Moreover, the defendant did not make this contention in the brief he filed in this court. Our rules expressly provide that a party waives points he has not argued in his brief. 73 Ill.2d Rules 341(e)(7), (f).

For the reasons given, the judgment of the appellate court reducing the defendant's sentence is reversed and the judgment of the circuit court is affirmed.

Appellate court reversed; circuit court affirmed.

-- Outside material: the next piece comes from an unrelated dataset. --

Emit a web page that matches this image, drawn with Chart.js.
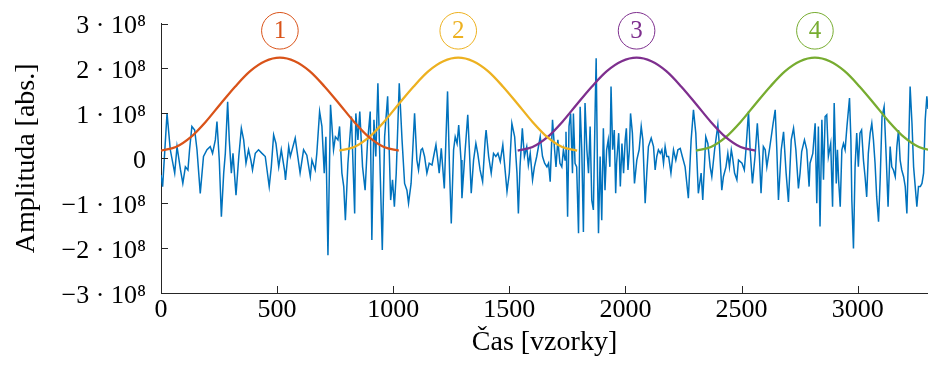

JUSTICE SIMON, specially concurring:

I concur in the judgment, but in doing so I feel the need to emphasize, as the court's opinion fails to do, the relevance of the fact that defendant was convicted of both aggravated kidnaping (not for ransom), a Class I felony, and armed robbery, a Class X crime, while in contrast his older brother was not convicted of participating in the kidnaping. The defendant's involvement in the kidnaping indicates that he was the primary actor in the armed robbery, for without the car taken from the kidnap victim, the robbery would have been impossible. More importantly, just as a trial judge may take a defendant's previous crimes into account when sentencing, despite the fact that the defendant has already been punished for those crimes, he is also entitled to take into consideration concurrent criminal convictions. The fact that Ricardo Godinez committed two felonies in one day, in the course of which he abducted and terrorized an innocent woman (who later identified him) by driving her around, part of the time while she was blindfolded, after he seized her, binding her hands and feet and holding her captive for several hours in an apartment, indicates that his offenses were more serious than his brother's and that he is a greater danger to society and less likely to change his ways than is his brother. Thus even though the trial judge imposed concurrent sentences on the defendant, perhaps because he believed this to be required under section 5-8-4 of the Unified Code of Corrections (Ill. Rev. Stat. 1979, ch. 38, par. 1005-8-4), the judge did not abuse his discretion in imposing longer sentences for either or both convictions than would have been imposed in the absence of the other conviction.